ARTICLE 9– FISCAL YEAR
Section 9.1: Fiscal Year. The fiscal year of the Chapter shall be the calendar year.
ARTICLE 10 – MISCELLANEOUS
Section 10.1 Amendment. These Bylaws may be amended or repealed, and new Bylaws may be adopted by the affirmative vote of at least two-thirds of the Voting Members entitled to vote at a meeting at which a quorum is present. Voting Members shall be entitled to receive proposed changes to the Bylaws, in writing, at least thirty (30) days prior to the meeting to consider such changes, provided that no such amendment shall be effective unless and until approved by the SHRM President/CEO or his/her designee as being in furtherance of the purposes of the SHRM and not in conflict with SHRM bylaws. Any motion to amend the bylaws shall clearly state that it is not effective unless and until approved by the SHRM President/CEO or his/her designee.
Section 10.2 Good Standing Qualification. Notwithstanding anything to the contrary contained herein, only those Members, Directors or Officers who are in good standing: (a) may be nominated, elected or appointed to positions of authority within the Corporation (i.e., Directorships, officer positions, committee membership) or (b) shall be entitled to exercise their respective rights, powers, responsibilities and obligations on behalf of the Corporation.

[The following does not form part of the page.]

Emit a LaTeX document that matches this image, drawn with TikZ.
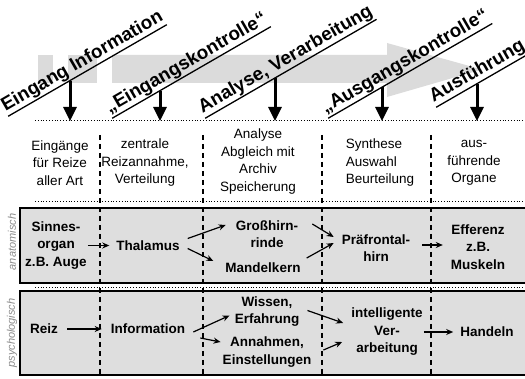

Section 10.3 Dissolution. In the event that the Corporation is dissolved and liquidated, after paying or making provisions for payment of all of the known liabilities of the Corporation, its properties and assets shall be distributed exclusively for such purposes consistent with the purpose of this Corporation within the meaning of § 501(c)(6) of the Internal Revenue Code, as shall be determined by the Board, giving preference to a distribution to SHRM Foundation.
Section 10.4 Conduct of Meetings. Meetings of the Members and of the Executive Board shall be conducted according to “Roberts’ Rules of Parliamentary Procedure”. Any person who uses improper language or disrupts the meeting in any way may be expelled from the meeting.